The inspiration behind this innovation comes from creator of the vehicle, Stephen Fries, who is sick of traffic and believes a road-drivable, electric VTOL craft is the solution to our congested streets.
Fries has planned for a large cabin with five seats and a carrying capacity that allows riders to bring 55 lb of luggage onboard.
As a vehicle on the road, it can ride at 37 mph. The design shows an enclosed trike with two back wheels and a steerable wheel. But mainly, the craft is designed for the sky, not the highway. When it takes off, it can take off from almost anywhere and achieve cruising speed within 100 seconds using ducted fans and wing lift.

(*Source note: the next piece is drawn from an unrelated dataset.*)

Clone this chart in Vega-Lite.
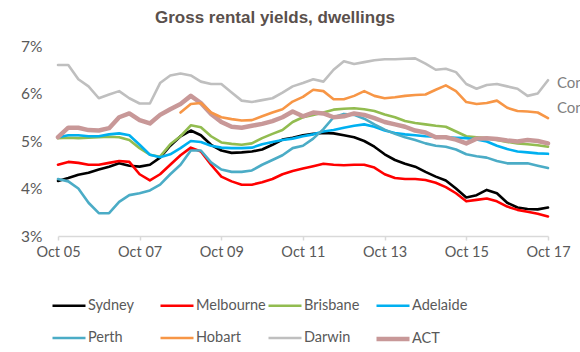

The ‘Flighting Mode’ encompasses a vertical takeoff and landing capability with auto hover mode. Essentially, it flies like a normal small plane, ceiling at 10,000 ft. When it’s time for this thing to fly, the top wing emerges from its space and the bottom wings fold down. The ducted fans at each corner have 80 hp electric motors. Covers on the lower wing slide back and reveal two sets of ducted fans, so there are a total of 12 motors. This allows the vehicle to handle a high power load of vertical takeoff and land the almost 4,000 lb. airframe. Fries says the aircraft is capable of speeds up to 173 mph and a range of 1,000 miles.
The ‘Road Vehicle Mode’ collapses the wings and folds them to reduce the width so it can conform to a normal vehicle.
A few safety features include a built-in redundancy on ducted fan capacity, stall speeds, a ballistic parachute for emergency landing, and a triple redundancy on flight control system.
When talking to New Atlas, Fries seems pretty confident that this prototype has the means to come to fruition. Although he’s never built an aircraft before, he called himself a “serial problem solver,” and said he’s been designing and fixing boats his entire life. Although a boat is no flying plane, Fries definitely believes in his skills, team, and the Macchina Volantis.
“I’m quite au fait with this. I designed it in a freeware piece of software from NASA, aerospace software, so that’s how I know it flies. About this time last year we gave it to an aerospace company in Perth, and they third-party accredited the entire design,” said Fries. “We know it can be done. The ducts are available, you can currently buy them. The electric motors, we know we can get them. The batteries are available, in the sizes we need them. Better and cheaper ones will probably be available by the time we build it, so we prefer not to nominate anything in particular at this time.”
Fries said funds will be the determining factor on bringing this driveable aircraft to the world.